Santa will make his grand entrance at 1 p.m. and, similar to last year, will be set up in the fire station bay across the street for photographs by Wind River Photography. Boyd recommended coming early for photos with Santa, which are free and include a printed copy. 

MISD’s Ballet Folklorico will perform at 2 p.m., followed by a two-hour set from Primo y Beebe from 3 to 5 p.m. Vendors will shut down between 5 and 7 p.m. Saturday evening. 

On Sunday, vendors will also open at 10 a.m. and remain set up throughout the day until around 5 p.m. Programming includes a noon storytime with the Marfa Public Library, who will read books in English and Spanish about the holidays and provide a craft. Mariachi Santa Cruz from Presidio will play at 1 p.m. 

For the first time this year the Marfa Holiday Bazaar will include a holiday pet parade, taking place at 3 p.m. on Sunday. Boyd said all pets and owners are invited to participate, and costumes are welcome but not required. A raffle to raise money for Big Bend Pets will be held concurrently. The raffle prize is a pet portrait by photographer Lesley Villarreal, who runs local pet portrait business “Bite Marfa.” The parade will be judged by Villarreal, Joni Marginot and Arlene Acosta. 

“This parade, in addition to being fun, is going to hopefully bring some attention to the work that Big Bend Pets has been doing here in Marfa,” said Boyd. 

The judges’ favorite pet to strut in the parade will receive a $50 Chewy gift card. Tickets for the pet portrait raffle are already for sale on the chamber’s website, marfachamberofcommerce.org, and will be available for purchase over the weekend at the bazaar. 

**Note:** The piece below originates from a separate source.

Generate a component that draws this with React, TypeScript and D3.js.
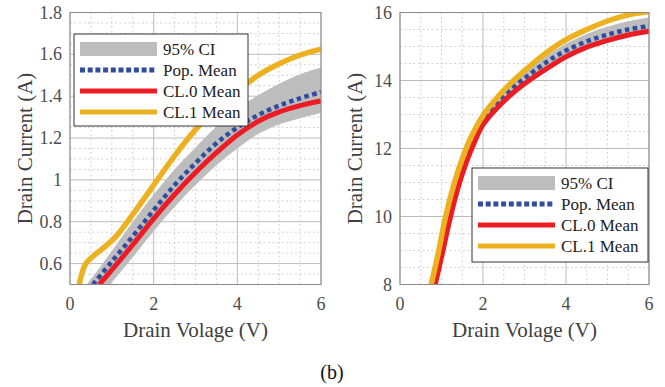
import React from 'react';
import * as d3 from 'd3';

type Pt = [number, number];

// ---- left panel (drain current, low range) ----
const leftXTicks = [0, 2, 4, 6];
const leftYTicks = [0.6, 0.8, 1, 1.2, 1.4, 1.6, 1.8];
const leftCiUpper: Pt[] = [[0.4, 0.5], [0.5, 0.525], [1.0, 0.66], [1.5, 0.8], [2.0, 0.93], [2.5, 1.05], [3.0, 1.155], [3.5, 1.255], [4.0, 1.34], [4.5, 1.405], [5.0, 1.46], [5.5, 1.505], [6.0, 1.537]];
const leftCiLower: Pt[] = [[0.95, 0.5], [1.0, 0.51], [1.5, 0.63], [2.0, 0.755], [2.5, 0.87], [3.0, 0.975], [3.5, 1.07], [4.0, 1.15], [4.5, 1.22], [5.0, 1.265], [5.5, 1.295], [6.0, 1.32]];
const leftPopMean: Pt[] = [[0.55, 0.5], [1.0, 0.61], [1.5, 0.73], [2.0, 0.855], [2.5, 0.975], [3.0, 1.08], [3.5, 1.175], [4.0, 1.25], [4.5, 1.31], [5.0, 1.355], [5.5, 1.39], [6.0, 1.42]];
const leftCl0Mean: Pt[] = [[0.7, 0.5], [1.0, 0.57], [1.5, 0.69], [2.0, 0.815], [2.5, 0.93], [3.0, 1.035], [3.5, 1.13], [4.0, 1.215], [4.5, 1.28], [5.0, 1.325], [5.5, 1.355], [6.0, 1.377]];
const leftCl1Mean: Pt[] = [[0.22, 0.5], [0.28, 0.55], [0.38, 0.6], [0.55, 0.635], [0.8, 0.675], [1.1, 0.73], [1.5, 0.835], [2.0, 0.975], [2.5, 1.115], [3.0, 1.24], [3.5, 1.345], [4.0, 1.425], [4.5, 1.5], [5.0, 1.555], [5.5, 1.597], [6.0, 1.625]];

// ---- right panel (drain current, high range) ----
const rightXTicks = [0, 2, 4, 6];
const rightYTicks = [8, 10, 12, 14, 16];
const rightCiUpper: Pt[] = [[0.78, 8.0], [1.0, 9.3], [1.2, 10.4], [1.4, 11.3], [1.6, 12.0], [1.8, 12.55], [2.0, 12.98], [2.4, 13.55], [2.8, 14.02], [3.2, 14.42], [3.6, 14.78], [4.0, 15.08], [4.5, 15.37], [5.0, 15.58], [5.5, 15.74], [6.0, 15.85]];
const rightCiLower: Pt[] = [[0.88, 8.0], [1.0, 8.6], [1.2, 9.8], [1.4, 10.75], [1.6, 11.5], [1.8, 12.1], [2.0, 12.58], [2.4, 13.15], [2.8, 13.6], [3.2, 13.98], [3.6, 14.32], [4.0, 14.62], [4.5, 14.9], [5.0, 15.1], [5.5, 15.26], [6.0, 15.37]];
const rightPopMean: Pt[] = [[0.8, 8.0], [1.0, 9.1], [1.2, 10.2], [1.4, 11.1], [1.6, 11.8], [1.8, 12.35], [2.0, 12.82], [2.4, 13.4], [2.8, 13.87], [3.2, 14.25], [3.6, 14.6], [4.0, 14.88], [4.5, 15.15], [5.0, 15.35], [5.5, 15.5], [6.0, 15.6]];
const rightCl0Mean: Pt[] = [[0.85, 8.0], [1.0, 8.8], [1.2, 9.9], [1.4, 10.85], [1.6, 11.6], [1.8, 12.2], [2.0, 12.7], [2.4, 13.27], [2.8, 13.72], [3.2, 14.08], [3.6, 14.4], [4.0, 14.7], [4.5, 14.98], [5.0, 15.18], [5.5, 15.34], [6.0, 15.45]];
const rightCl1Mean: Pt[] = [[0.75, 8.0], [0.9, 8.8], [1.1, 10.0], [1.3, 10.95], [1.5, 11.7], [1.7, 12.3], [2.0, 12.97], [2.4, 13.58], [2.8, 14.07], [3.2, 14.5], [3.6, 14.88], [4.0, 15.2], [4.5, 15.5], [5.0, 15.75], [5.5, 15.93], [6.0, 16.03]];

const legendLabels = ['95% CI', 'Pop. Mean', 'CL.0 Mean', 'CL.1 Mean'];

const serif = { fontFamily: "'Liberation Serif'" };
const GRAY = '#bdbdbd';
const BLUE = '#2f4c9f';
const RED = '#ec1c24';
const ORANGE = '#edb120';

interface PanelProps {
  id: string;
  x0: number; x1: number; y0: number; y1: number;
  xTicks: number[]; yTicks: number[];
  yDomain: [number, number]; yMinor: number;
  upper: Pt[]; lower: Pt[]; pop: Pt[]; cl0: Pt[]; cl1: Pt[];
  legend: { x: number; y: number; w: number; h: number };
  yTitleX: number;
}

const fmt = d3.format('~g');

const Panel: React.FC<PanelProps> = (o) => {
  const x = d3.scaleLinear().domain([0, 6]).range([o.x0, o.x1]);
  const y = d3.scaleLinear().domain(o.yDomain).range([o.y1, o.y0]);
  const line = d3.line<Pt>().x(d => x(d[0])).y(d => y(d[1])).curve(d3.curveCatmullRom.alpha(0.5));

  const xMinor = d3.range(0.5, 6, 0.5).filter(v => Math.abs(v % 2) > 1e-6);
  const yMinor = d3.range(o.yDomain[0], o.yDomain[1] + 1e-9, o.yMinor)
    .filter(v => !o.yTicks.some(t => Math.abs(t - v) < 1e-6));

  const band = (line(o.upper) || '') + (line([...o.lower].reverse()) || '').replace(/^M/, 'L') + 'Z';

  const L = o.legend;
  const rowY = (i: number) => L.y + 15 + i * 21;
  const sx0 = L.x + 6, sx1 = L.x + 83;

  return (
    <g>
      <clipPath id={o.id}>
        <rect x={o.x0} y={o.y0} width={o.x1 - o.x0} height={o.y1 - o.y0} />
      </clipPath>
      {xMinor.map(v => (
        <line key={'vx' + v} x1={x(v)} x2={x(v)} y1={o.y0} y2={o.y1}
          stroke="#c8c8c8" strokeWidth={0.8} strokeDasharray="2 2.5" />
      ))}
      {yMinor.map(v => (
        <line key={'hy' + v} x1={o.x0} x2={o.x1} y1={y(v)} y2={y(v)}
          stroke="#c8c8c8" strokeWidth={0.8} strokeDasharray="2 2.5" />
      ))}
      {o.xTicks.map(v => (
        <line key={'VX' + v} x1={x(v)} x2={x(v)} y1={o.y0} y2={o.y1} stroke="#bcbcbc" strokeWidth={1} />
      ))}
      {o.yTicks.map(v => (
        <line key={'HY' + v} x1={o.x0} x2={o.x1} y1={y(v)} y2={y(v)} stroke="#bcbcbc" strokeWidth={1} />
      ))}

      <g clipPath={`url(#${o.id})`}>
        <path d={band} fill={GRAY} />
        <path d={line(o.pop) || ''} fill="none" stroke={BLUE} strokeWidth={4.5} strokeDasharray="4.5 3.5" />
        <path d={line(o.cl0) || ''} fill="none" stroke={RED} strokeWidth={5} />
        <path d={line(o.cl1) || ''} fill="none" stroke={ORANGE} strokeWidth={5.5} />
      </g>

      <rect x={o.x0} y={o.y0} width={o.x1 - o.x0} height={o.y1 - o.y0} fill="none" stroke="#8a8a8a" strokeWidth={1} />

      {o.xTicks.map(v => (
        <text key={'tx' + v} x={x(v)} y={o.y1 + 25.5} textAnchor="middle"
          style={serif} fontSize={18} fill="#4d4d4d">{fmt(v)}</text>
      ))}
      {o.yTicks.map(v => (
        <text key={'ty' + v} x={o.x0 - 8} y={y(v) + 6} textAnchor="end"
          style={serif} fontSize={18} fill="#4d4d4d">{fmt(v)}</text>
      ))}

      <text x={(o.x0 + o.x1) / 2} y={337} textAnchor="middle" style={serif} fontSize={21} fill="#404040">
        Drain Volage (V)
      </text>
      <text transform={`translate(${o.yTitleX},${(o.y0 + o.y1) / 2}) rotate(-90)`} textAnchor="middle"
        style={serif} fontSize={21} fill="#404040">
        Drain Current (A)
      </text>

      <rect x={L.x} y={L.y} width={L.w} height={L.h} fill="#fff" stroke="#333" strokeWidth={1} />
      <rect x={sx0} y={rowY(0) - 7} width={sx1 - sx0} height={14} fill={GRAY} />
      <line x1={sx0} x2={sx1} y1={rowY(1)} y2={rowY(1)} stroke={BLUE} strokeWidth={5} strokeDasharray="5 2.7" />
      <line x1={sx0} x2={sx1} y1={rowY(2)} y2={rowY(2)} stroke={RED} strokeWidth={5} />
      <line x1={sx0} x2={sx1} y1={rowY(3)} y2={rowY(3)} stroke={ORANGE} strokeWidth={5} />
      {legendLabels.map((t, i) => (
        <text key={t} x={L.x + 89} y={rowY(i) + 6} style={serif} fontSize={17} fill="#222">{t}</text>
      ))}
    </g>
  );
};

const App: React.FC = () => (
  <svg width={665} height={387} style={{ position: 'absolute', left: 0, top: 0, display: 'block' }}>
    <rect width={665} height={387} fill="#fff" />
    <Panel id="clipL" x0={70} x1={321} y0={12.5} y1={284.5}
      xTicks={leftXTicks} yTicks={leftYTicks} yDomain={[0.5, 1.8]} yMinor={0.05}
      upper={leftCiUpper} lower={leftCiLower} pop={leftPopMean} cl0={leftCl0Mean} cl1={leftCl1Mean}
      legend={{ x: 74, y: 34, w: 174, h: 92 }} yTitleX={32} />
    <Panel id="clipR" x0={400} x1={649} y0={12.5} y1={284.5}
      xTicks={rightXTicks} yTicks={rightYTicks} yDomain={[8, 16]} yMinor={0.5}
      upper={rightCiUpper} lower={rightCiLower} pop={rightPopMean} cl0={rightCl0Mean} cl1={rightCl1Mean}
      legend={{ x: 472, y: 168, w: 176, h: 94 }} yTitleX={362} />
    <text x={332} y={379} textAnchor="middle" style={serif} fontSize={20} fill="#111">(b)</text>
  </svg>
);

export default App;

In addition to the holiday bazaar, the chamber is also hosting a Marfa Holiday Lights Decorating competition. Maps of this year’s entries will be available on the chamber’s website during the bazaar and physical copies will be available in person at the event. A panel of judges will award gift cards to local businesses of their choice in the amounts of $300 for first place, $200 for second place, $100 for third place.